Two firms vying for lucrative pot shop permits filed suit Monday in Cook County court claiming state officials wrongfully pushed them to give up additional spots in this week’s third and final licensing lottery.
The complaint, brought by Suite Greens LLC and So Baked Too LLC, doesn’t seek to upend the licensing rollout, like another pending suit in Cook County is trying to do. Instead, the applicant groups want the state to give them all the chances they initially earned in Thursday’s long-delayed drawing.
“It doesn’t make sense how they can delay a year and a half and come back more incompetent than when we started,” said Britteney Kapri, a renowned poet from Uptown who’s partnered in So Baked Too. “The whole process has just been so confusing and aggravating the whole time.”
Indeed, the business of dishing out the lucrative permits has grown increasingly convoluted.
Last September, Suite Greens and So Baked Too were among the 21 groups that initially earned the perfect scores needed to qualify for the upcoming lottery for 75 permits. But after that announcement, the process was brought to a grinding halt when applicants cried foul and filed a series of lawsuits over the scoring.
Ultimately, the lottery was delayed as hundreds of hopefuls were given the opportunity to cure deficiencies in their applications in order to potentially qualify. Gov. J.B. Pritzker later signed a bill in July creating two other lotteries, which recently designated 110 more licenses to existing applicants.

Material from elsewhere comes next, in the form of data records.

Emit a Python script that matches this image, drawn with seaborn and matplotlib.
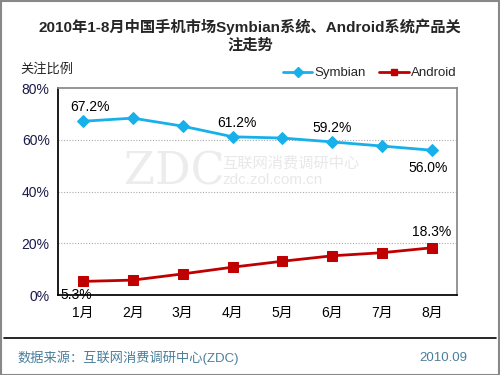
import numpy as np
import pandas as pd
import seaborn as sns
import matplotlib.pyplot as plt
from matplotlib.lines import Line2D

months = ["1月", "2月", "3月", "4月", "5月", "6月", "7月", "8月"]
symbian = [67.2, 68.4, 65.3, 61.2, 60.7, 59.2, 57.6, 56.0]
android = [5.3, 5.8, 8.2, 10.8, 13.1, 15.2, 16.4, 18.3]
yticks = [0, 20, 40, 60, 80]

sns.set_theme(style="white")
plt.rcParams["font.family"] = ["Liberation Sans", "Noto Sans CJK SC", "DejaVu Sans"]

df = pd.DataFrame({
    "month": months * 2,
    "pos": list(range(len(months))) * 2,
    "value": symbian + android,
    "series": ["Symbian"] * len(months) + ["Android"] * len(months),
})

colors = {"Symbian": "#18b0ea", "Android": "#c00000"}
markers = {"Symbian": "D", "Android": "s"}

fig = plt.figure(figsize=(5, 3.75), dpi=100)
ax = fig.add_axes([0.116, 0.213, 0.798, 0.552])

for name in ["Symbian", "Android"]:
    sub = df[df["series"] == name]
    sns.lineplot(data=sub, x="pos", y="value", color=colors[name], marker=markers[name],
                 markersize=6 if name == "Symbian" else 7, markeredgecolor=colors[name],
                 linewidth=2, ax=ax, legend=False)

ax.set_xlim(-0.5, len(months) - 0.5)
ax.set_ylim(0, 80)
ax.set_yticks(yticks)
ax.set_yticklabels([f"{v}%" for v in yticks], fontsize=10, color="#1a1a4a")
ax.set_xticks(range(len(months)))
ax.set_xticklabels(months, fontsize=10, color="black")
ax.tick_params(axis="x", length=0, pad=8)
ax.tick_params(axis="y", length=0, pad=6)
ax.set_xticks(np.arange(0.5, len(months) - 0.5, 1), minor=True)
ax.tick_params(axis="x", which="minor", direction="in", length=4, color="black")
ax.set_xlabel("")
ax.set_ylabel("")
for v in [20, 40, 60]:
    ax.axhline(v, color="#aaaaaa", linestyle=(0, (1, 1.5)), linewidth=0.8, zorder=0)
ax.spines["left"].set_color("black")
ax.spines["bottom"].set_color("black")
ax.spines["top"].set_color("#888888")
ax.spines["right"].set_color("#888888")

# data labels
def lab(i, vals, dx, dy, ha="center"):
    ax.annotate(f"{vals[i]:.1f}%", (i, vals[i]), xytext=(dx, dy), textcoords="offset points",
                ha=ha, va="center", fontsize=10, color="black")

lab(0, symbian, 5, 10)
lab(3, symbian, 3, 10)
lab(5, symbian, 0, 10)
lab(7, symbian, -3, -13)
lab(0, android, -5, -10)
lab(7, android, 0, 11)

# watermark
fig.text(0.348, 0.541, "ZDC", fontsize=32, color="#ececec", ha="center", va="center",
         family=["DejaVu Serif"], zorder=0)
fig.text(0.444, 0.565, "互联网消费调研中心", fontsize=11, color="#e8e8e8", ha="left", va="center", zorder=0)
fig.text(0.444, 0.52, "zdc.zol.com.cn", fontsize=11, color="#e8e8e8", ha="left", va="center", zorder=0)

fig.text(0.5, 0.905, "2010年1-8月中国手机市场Symbian系统、Android系统产品关\n注走势",
         ha="center", va="center", fontsize=11, fontweight="bold", linespacing=1.35)
fig.text(0.04, 0.815, "关注比例", fontsize=9.5, ha="left", va="center")

handles = [Line2D([], [], color=colors[n], marker=markers[n], markersize=5, linewidth=2) for n in ["Symbian", "Android"]]
fig.legend(handles, ["Symbian", "Android"], loc="center", bbox_to_anchor=(0.74, 0.805), ncol=2,
           frameon=False, fontsize=9.5, handlelength=2.2, columnspacing=1.0, handletextpad=0.2)

fig.add_artist(Line2D([0.008, 0.992], [0.098, 0.098], color="black", linewidth=1.2))
fig.text(0.035, 0.045, "数据来源：互联网消费调研中心(ZDC)", fontsize=9.5, color="#4a7f9c", ha="left", va="center")
fig.text(0.935, 0.045, "2010.09", fontsize=9.5, color="#4a7f9c", ha="right", va="center")
fig.add_artist(plt.Rectangle((0.001, 0.001), 0.997, 0.997, fill=False, edgecolor="#888888",
                             linewidth=1.5, transform=fig.transFigure))

fig.savefig("out.png", dpi=100)
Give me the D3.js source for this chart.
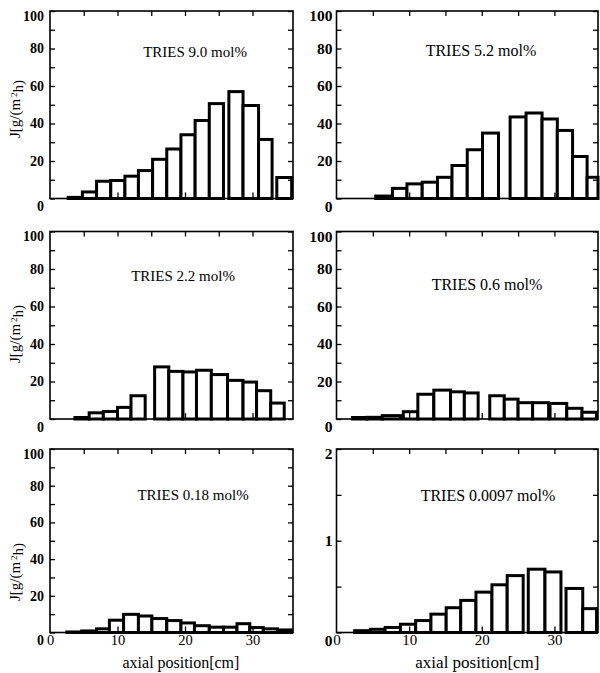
<!DOCTYPE html>
<html>
<head>
<meta charset="utf-8">
<script src="https://cdn.jsdelivr.net/npm/d3@7"></script>
<style>
  body { margin: 0; background: #fff; }
  svg { display: block; }
</style>
</head>
<body>
<svg id="chart" width="600" height="673"></svg>
<script>
// ---------------- DATA ----------------
const titles = ["TRIES 9.0 mol%", "TRIES 5.2 mol%", "TRIES 2.2 mol%",
                "TRIES 0.6 mol%", "TRIES 0.18 mol%", "TRIES 0.0097 mol%"];

// axial position of each bar (cm): start and end, and flux J [g/(m2 h)]
const startsP1 = [2.7, 4.8, 6.9, 9.0, 11.1, 13.1, 15.2, 17.3, 19.4, 21.5, 23.6, 26.5, 28.6, 30.9, 33.6];
const endsP1   = [4.8, 6.9, 9.0, 11.1, 13.1, 15.2, 17.3, 19.4, 21.5, 23.6, 25.7, 28.6, 30.9, 32.9, 35.8];
const fluxP1   = [0.6, 3.5, 9.2, 9.6, 11.9, 14.9, 20.9, 26.4, 34.0, 41.6, 50.6, 57.0, 49.6, 31.5, 11.2];

const startsP2 = [5.4, 7.7, 9.7, 11.8, 13.9, 15.9, 18.0, 20.1, 23.9, 26.1, 28.3, 30.4, 32.5, 34.5];
const endsP2   = [7.7, 9.7, 11.8, 13.9, 15.9, 18.0, 20.1, 22.3, 26.1, 28.3, 30.4, 32.5, 34.5, 36.0];
const fluxP2   = [1.3, 5.4, 7.8, 8.7, 11.3, 17.6, 26.0, 34.9, 43.5, 45.6, 42.4, 36.3, 22.4, 11.3];

const startsP3 = [3.7, 5.8, 7.9, 10.0, 12.0, 15.5, 17.6, 19.7, 21.7, 23.9, 26.3, 28.6, 30.6, 32.7];
const endsP3   = [5.8, 7.9, 10.0, 12.0, 14.1, 17.6, 19.7, 21.7, 23.9, 26.3, 28.6, 30.6, 32.7, 34.7];
const fluxP3   = [0.8, 3.3, 4.0, 6.2, 12.4, 27.8, 25.4, 25.1, 26.0, 23.7, 20.6, 19.7, 15.1, 8.5];

const startsP4 = [2.2, 4.2, 6.3, 9.2, 11.2, 13.4, 15.7, 17.6, 21.1, 23.1, 25.0, 27.0, 29.4, 31.7, 33.8];
const endsP4   = [4.2, 6.3, 8.8, 11.2, 13.4, 15.7, 17.6, 19.5, 23.1, 25.0, 27.0, 29.2, 31.7, 33.8, 35.8];
const fluxP4   = [0.8, 0.9, 1.8, 3.9, 13.2, 15.4, 14.5, 13.9, 12.4, 10.6, 8.7, 8.7, 8.3, 5.7, 3.6];

const startsP5 = [2.5, 4.7, 6.9, 8.8, 10.9, 13.1, 15.1, 17.3, 19.4, 21.4, 23.6, 25.7, 27.7, 29.6, 31.6, 33.7];
const endsP5   = [4.7, 6.9, 8.8, 10.9, 13.1, 15.1, 17.3, 19.4, 21.4, 23.6, 25.7, 27.7, 29.6, 31.6, 33.7, 35.8];
const fluxP5   = [0.3, 0.85, 2.0, 6.7, 9.9, 9.0, 7.6, 6.5, 5.2, 3.7, 2.9, 2.9, 4.8, 2.7, 2.0, 1.4];

const startsP6 = [2.5, 4.7, 6.7, 8.8, 10.9, 13.0, 15.1, 17.1, 19.2, 21.4, 23.5, 26.4, 28.7, 31.6, 33.9];
const endsP6   = [4.7, 6.7, 8.8, 10.9, 13.0, 15.1, 17.1, 19.2, 21.4, 23.5, 25.7, 28.7, 30.9, 33.9, 35.8];
const fluxP6   = [0.02, 0.035, 0.055, 0.09, 0.13, 0.2, 0.27, 0.35, 0.44, 0.52, 0.62, 0.69, 0.66, 0.48, 0.26];

const xDomain = [0, 36];
const xTickLabels = [0, 10, 20, 30];
const xTopTicks = [5, 10, 15, 20, 25, 30];
const xBottomTicks = [10, 20, 30];
const yMax100 = 100, yMinor100 = [0,10,20,30,40,50,60,70,80,90,100], yLabels100 = [0,20,40,60,80,100];
const yMax2 = 2, yMinor2 = [0,0.5,1,1.5,2], yLabels2 = [0,1,2];
const xAxisTitle = "axial position[cm]";

// ---------------- LAYOUT / STYLE ----------------
const FONT = "'Liberation Serif','Times New Roman',Times,serif";
const cols = [
  { x0: 50, x1: 293, pad: 6, titleFs: 15, yFs: 14, xFs: 14.5, axFs: 16 },
  { x0: 336.5, x1: 598, pad: 4, titleFs: 16, yFs: 15.5, xFs: 15, axFs: 17 }
];
const rows = [
  { y0: 198.5, y1: 11, labelY: 109 },
  { y0: 419, y1: 231.5, labelY: 334 },
  { y0: 632.5, y1: 449, labelY: 572 }
];
const panels = [
  { col: 0, row: 0, tx: 195, ty: 52, s: startsP1, e: endsP1, v: fluxP1, ymax: yMax100, minor: yMinor100, labs: yLabels100 },
  { col: 1, row: 0, tx: 481, ty: 50, s: startsP2, e: endsP2, v: fluxP2, ymax: yMax100, minor: yMinor100, labs: yLabels100 },
  { col: 0, row: 1, tx: 183, ty: 276, s: startsP3, e: endsP3, v: fluxP3, ymax: yMax100, minor: yMinor100, labs: yLabels100 },
  { col: 1, row: 1, tx: 487, ty: 284, s: startsP4, e: endsP4, v: fluxP4, ymax: yMax100, minor: yMinor100, labs: yLabels100 },
  { col: 0, row: 2, tx: 193, ty: 495, s: startsP5, e: endsP5, v: fluxP5, ymax: yMax100, minor: yMinor100, labs: yLabels100 },
  { col: 1, row: 2, tx: 488, ty: 495, s: startsP6, e: endsP6, v: fluxP6, ymax: yMax2, minor: yMinor2, labs: yLabels2 }
];

const svg = d3.select("#chart");
svg.append("rect").attr("width", 600).attr("height", 673).attr("fill", "#fff");

panels.forEach((p, i) => {
  const c = cols[p.col], r = rows[p.row];
  const x = d3.scaleLinear().domain(xDomain).range([c.x0, c.x1]);
  const y = d3.scaleLinear().domain([0, p.ymax]).range([r.y0, r.y1]);
  const g = svg.append("g");

  const bars = p.s.map((s, j) => ({ s, e: p.e[j], v: p.v[j] }));
  g.selectAll("rect.bar").data(bars).join("rect")
    .attr("class", "bar")
    .attr("x", d => x(d.s))
    .attr("width", d => x(Math.min(d.e, xDomain[1])) - x(d.s))
    .attr("y", d => y(d.v))
    .attr("height", d => y(0) - y(d.v))
    .attr("fill", "#fff").attr("stroke", "#000").attr("stroke-width", 3);

  // frame
  g.append("rect")
    .attr("x", c.x0).attr("y", r.y1)
    .attr("width", c.x1 - c.x0).attr("height", r.y0 - r.y1)
    .attr("fill", "none").attr("stroke", "#000").attr("stroke-width", 1.6);

  const fmt = d3.format("d");
  // left axis
  const yl = g.append("g").attr("transform", `translate(${c.x0},0)`)
    .call(d3.axisLeft(y).tickValues(p.minor).tickSize(-5).tickPadding(c.pad)
      .tickFormat(d => p.labs.includes(d) ? fmt(d) : ""));
  yl.select(".domain").remove();
  yl.attr("font-family", FONT).attr("font-size", c.yFs).attr("font-weight", "bold");
  yl.selectAll("line").attr("stroke-width", 1.3);
  yl.selectAll("text").attr("fill", "#000")
    .attr("y", d => d === 0 ? 8 : (d === p.ymax ? 5 : 0));

  // right axis ticks
  const yr = g.append("g").attr("transform", `translate(${c.x1},0)`)
    .call(d3.axisRight(y).tickValues(p.minor).tickSize(-5).tickFormat(""));
  yr.select(".domain").remove();
  yr.selectAll("line").attr("stroke-width", 1.3);

  // top ticks
  const xt = g.append("g").attr("transform", `translate(0,${r.y1})`)
    .call(d3.axisTop(x).tickValues(xTopTicks).tickSize(-5).tickFormat(""));
  xt.select(".domain").remove();
  xt.selectAll("line").attr("stroke-width", 1.3);

  // bottom ticks
  const xbT = g.append("g").attr("transform", `translate(0,${r.y0})`)
    .call(d3.axisBottom(x).tickValues(xBottomTicks).tickSize(-6).tickFormat(""));
  xbT.select(".domain").remove();
  xbT.selectAll("line").attr("stroke-width", 1.3);

  // bottom labels (last row only)
  if (p.row === 2) {
    const xb = g.append("g").attr("transform", `translate(0,${r.y0})`)
      .call(d3.axisBottom(x).tickValues(xTickLabels).tickSize(0).tickPadding(2).tickFormat(fmt));
    xb.select(".domain").remove();
    xb.attr("font-family", FONT).attr("font-size", c.xFs);
    xb.selectAll("text").attr("fill", "#000");
    g.append("text")
      .attr("x", x(19.4)).attr("y", 662).attr("dy", "0.35em")
      .attr("text-anchor", "middle")
      .attr("font-family", FONT).attr("font-size", c.axFs)
      .text(xAxisTitle);
  }

  // panel title
  g.append("text")
    .attr("x", p.tx).attr("y", p.ty).attr("dy", "0.35em")
    .attr("text-anchor", "middle")
    .attr("font-family", FONT).attr("font-size", c.titleFs)
    .text(titles[i]);

  // y axis title (left column only)
  if (p.col === 0) {
    const t = g.append("text")
      .attr("transform", `translate(15,${r.labelY}) rotate(-90)`)
      .attr("dy", "0.35em")
      .attr("text-anchor", "middle")
      .attr("font-family", FONT).attr("font-size", 15);
    t.append("tspan").text("J[g/(m");
    t.append("tspan").attr("dx", 2).attr("dy", "-0.4em").attr("font-size", 9).text("2");
    t.append("tspan").attr("dy", "0.4em").text("h)");
  }
});
</script>
</body>
</html>
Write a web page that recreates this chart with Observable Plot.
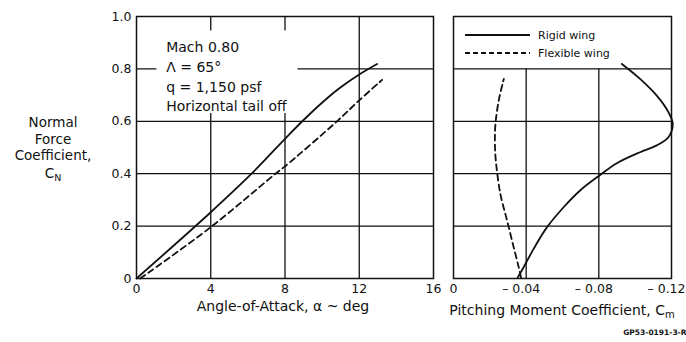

The latest lawsuit hinges on an arcane portion of the state’s legalization law. Pritzker is named as a defendant, along with the state, the agency charged with dishing out the licenses and other officials.
A spokeswoman for Pritzker wouldn’t comment on the pending litigation, but she said his administration “is committed to facilitating a licensing process that is fair and equitable for all eligible participants.”
“[The Illinois Department of Financial and Professional Regulation] will continue working towards a legal cannabis industry that repairs the harms of the past and creates a pathway to participation for Illinoisans from all backgrounds,” spokeswoman Jordan Abudayyeh said of the agency responsible for cannabis licensing.
Under the law, the state is split into 17 unique regions where different numbers of licenses are allocated. In each region, a single principal officer can’t be included in more qualifying applications than there are licenses available.
Kapri’s father, attorney Brendan Shiller, was listed as a principal officer on the applications for both Suite Greens and So Baked Too, as well as another group that didn’t initially qualify for Thursday’s lottery, Canndid Spirit Too LLC. Rightfully anticipating that Canndid Spirit’s revised scores would be perfect, that group and So Baked Too emailed Shiller’s resignation to state officials on July 22 to avoid having too many qualifying applications in certain regions, a conflict that would result in the loss of lottery spots.
While the emails were sent before the lottery participants were announced less than a week later, as required under state law, the suit claims the IDFPR still “forced” the plaintiffs to abandon three total spots in the lottery.
Shiller, a known entity in Illinois’ cannabis world, declined to comment. He has served as the attorney for Perry Mandera, the owner of the Herbal Care Center dispensaries, which were sold to the Chicago pot giant Verano Holdings in February in a pending deal valued at $17.5 million. Mandera’s firm now has 38 chances to win new licenses in Thursday’s lottery.
Suite Greens and So Baked Too both qualified for the two previous lotteries, but neither group has snagged a license yet. Woodlawn resident Diane Howard, an actress partnered in Suite Greens, said the bungled licensing process has been “beyond devastating” for her and other applicants.
As it stands, Suite Greens and So Baked Too both have nine spots in the lottery. Suite Greens now wants the state to grant it the two other chances it had, while So Baked Too wants one other spot restored.
“We want the state to recognize that they made a mistake and to fix it,” Howard said.